• 2(pic).2.1(Ebcl)+bcl.2/2220/timp.3perc/hp.pf(cel)/str
  • Tenor
  • 25 min
  • Petronius Arbiter
  • Latin

Programme Note

The authorship of the six poems used in this Song Cycle is generally attributed to Petronius Arbiter (died ca AD 66), Nero’s Arbiter of Elegance and author of the Satyricon, a comic ‘novel’ with poems interspersed in the prose narrative. As only a small portion of the Satyricon survives, it is possible that several of the small collection of poems attributed to Petronius and preserved in mediaeval anthologies came from the missing parts. The sixth poem (Qualis nox) is found in the main text of the Satyricon; the second and fifth poems although part of the separate collection of his verse are consistent with Petronius’s style. Many of the poems used in this cycle are more satirical and explicit than Helen Waddell’s romantic translations would lead us to believe. The fifth poem exists in a particularly famous translation by Ben Jonson, 'A Fragment of Petronius Arbiter'. However, the translations are very moving and brought me to these poems in the first place.

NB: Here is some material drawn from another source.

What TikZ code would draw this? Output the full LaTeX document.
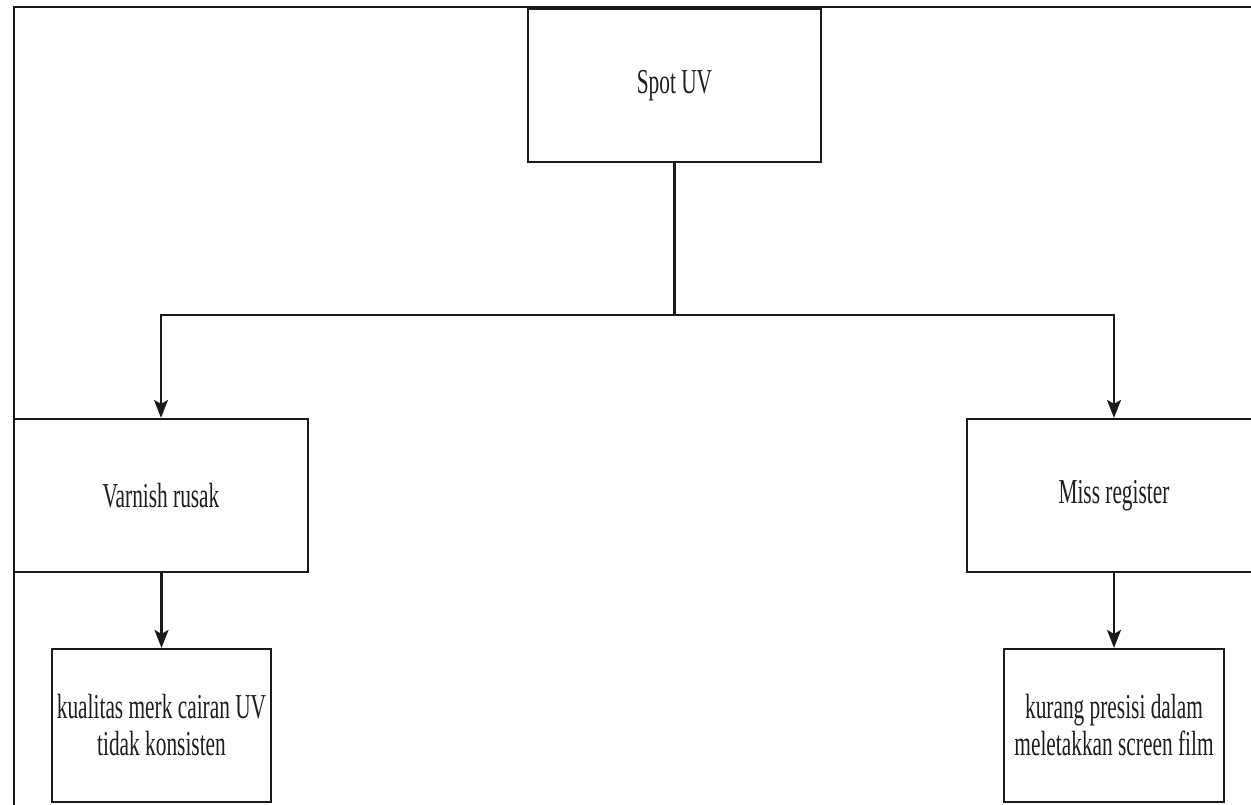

William Arrowsmith, author of a translation of the Satyricon writes in his introduction to the work: "(The Satyricon) was clearly written not to be read silently but to be read aloud by a trained artist with a voice and virtuosity capable of registering the enormous variety of the work, its typically Roman relish for high sound, its sudden shifts of pace, every nuance of parody and inversion, every variation of subject and style. Indeed the episodic structure of the Satyricon is itself determined and clarified by this fact of oral presentation. Variety is central, and so we see the work again and again separate itself into discreet episodes, each episode bounded by a subject or a tone or a style."

It is these considerations which were foremost in my mind while writing the work, ie that the poems were written to be read aloud (as was all classical literature), that they represent a great variety of verse forms and demonstrate a wide range of flexibility and style, and that above all, the Latin itself was very much alive and vibrant, clearly heard by the poet.

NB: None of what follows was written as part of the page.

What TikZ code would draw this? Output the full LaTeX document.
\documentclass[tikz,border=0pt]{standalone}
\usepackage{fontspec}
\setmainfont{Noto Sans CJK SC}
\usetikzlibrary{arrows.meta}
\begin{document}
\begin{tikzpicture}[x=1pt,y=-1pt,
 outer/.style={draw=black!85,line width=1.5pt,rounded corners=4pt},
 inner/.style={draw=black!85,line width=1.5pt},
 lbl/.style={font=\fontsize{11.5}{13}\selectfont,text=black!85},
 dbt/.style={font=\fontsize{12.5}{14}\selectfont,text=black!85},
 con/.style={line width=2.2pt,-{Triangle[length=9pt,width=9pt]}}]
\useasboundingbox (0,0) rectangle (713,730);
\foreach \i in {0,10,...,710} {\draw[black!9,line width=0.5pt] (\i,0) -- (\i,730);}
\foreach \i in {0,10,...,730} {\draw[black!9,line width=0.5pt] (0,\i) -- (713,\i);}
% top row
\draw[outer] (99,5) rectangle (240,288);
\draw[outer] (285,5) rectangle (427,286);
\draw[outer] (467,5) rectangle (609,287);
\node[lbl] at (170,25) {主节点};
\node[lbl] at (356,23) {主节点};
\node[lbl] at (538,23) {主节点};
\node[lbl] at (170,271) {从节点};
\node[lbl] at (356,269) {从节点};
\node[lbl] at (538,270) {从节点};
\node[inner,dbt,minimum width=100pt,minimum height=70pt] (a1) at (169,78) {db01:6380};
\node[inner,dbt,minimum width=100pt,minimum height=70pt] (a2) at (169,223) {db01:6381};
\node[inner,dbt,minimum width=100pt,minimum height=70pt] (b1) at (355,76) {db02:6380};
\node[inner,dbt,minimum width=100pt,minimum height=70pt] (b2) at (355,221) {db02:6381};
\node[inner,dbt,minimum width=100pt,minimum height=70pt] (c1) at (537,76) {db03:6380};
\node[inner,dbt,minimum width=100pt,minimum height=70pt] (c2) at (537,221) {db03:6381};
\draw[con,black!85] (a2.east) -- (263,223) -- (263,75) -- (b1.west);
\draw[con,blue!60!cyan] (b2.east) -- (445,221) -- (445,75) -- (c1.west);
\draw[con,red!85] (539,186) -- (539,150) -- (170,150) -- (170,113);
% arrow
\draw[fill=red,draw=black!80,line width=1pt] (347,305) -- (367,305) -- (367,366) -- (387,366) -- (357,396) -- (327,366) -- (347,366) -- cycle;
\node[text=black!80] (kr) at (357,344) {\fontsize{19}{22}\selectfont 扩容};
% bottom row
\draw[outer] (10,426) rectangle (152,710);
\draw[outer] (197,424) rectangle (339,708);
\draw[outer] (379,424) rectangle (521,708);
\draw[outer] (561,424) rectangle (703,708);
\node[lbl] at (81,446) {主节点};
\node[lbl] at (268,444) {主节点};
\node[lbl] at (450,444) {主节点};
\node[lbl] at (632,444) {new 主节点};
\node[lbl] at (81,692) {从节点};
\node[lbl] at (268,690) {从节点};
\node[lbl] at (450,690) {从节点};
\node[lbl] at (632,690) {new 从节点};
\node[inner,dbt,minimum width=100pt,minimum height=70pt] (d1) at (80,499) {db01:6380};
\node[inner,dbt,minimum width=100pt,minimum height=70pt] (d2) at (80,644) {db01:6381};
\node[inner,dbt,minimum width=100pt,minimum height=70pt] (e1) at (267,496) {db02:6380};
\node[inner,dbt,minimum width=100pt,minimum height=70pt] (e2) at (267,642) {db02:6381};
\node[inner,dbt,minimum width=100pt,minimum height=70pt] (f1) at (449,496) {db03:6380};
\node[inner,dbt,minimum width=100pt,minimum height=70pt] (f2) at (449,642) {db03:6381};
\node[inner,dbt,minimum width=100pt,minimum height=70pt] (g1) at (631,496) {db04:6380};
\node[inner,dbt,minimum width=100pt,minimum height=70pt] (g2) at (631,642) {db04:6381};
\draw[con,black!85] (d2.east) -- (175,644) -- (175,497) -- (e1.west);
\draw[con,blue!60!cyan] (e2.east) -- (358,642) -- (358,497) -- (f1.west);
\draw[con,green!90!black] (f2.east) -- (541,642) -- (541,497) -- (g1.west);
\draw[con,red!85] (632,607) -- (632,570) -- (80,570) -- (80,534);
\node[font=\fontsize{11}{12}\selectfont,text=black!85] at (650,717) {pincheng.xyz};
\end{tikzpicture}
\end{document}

Therefore, the tenor part is throughout the most important aspect of the work even though the orchestra does more than merely accompany. Each of the songs is different from the others and there are no more direct musical links except between III and IV. The music develops throughout the work, the sixth song containing distant memories of the first.

I O Litus is a quiet song of homecoming. Repeated arpeggiato chords develop throughout the song.

II Lecto Compositus follows without a break. It is boisterous in places and mostly very quick. The comic dilemma of a frustrated search for love and blind obedience to Amor is paralleled with quick harmonic changes, big chords and pizzicato figuration.

III Sit Nox Illa, a poem of tender melodies, is a slow and quiet song of love. Embolium (interlude) is without tenor and follows the third song directly. Repeated chords refer indirectly to the first song and anticipate the fifth; tension is built up to the tenor’s opening statements of the fourth song.

IV Foeda Est (attaca) opens passionately and then relapses into the quiet music of the third song.

V Somnia is a sombre piece, moving quickly. The falling string chords at the beginning
recur developed throughout the song serving as an important punctuation for the central
ostinato. This is the most formally rhetorical of the six poems, heavily ironic and yet
vulnerable to the superstitions it ridicules.

VI Qualis Nox ends the cycle simply, with a few references to previous material.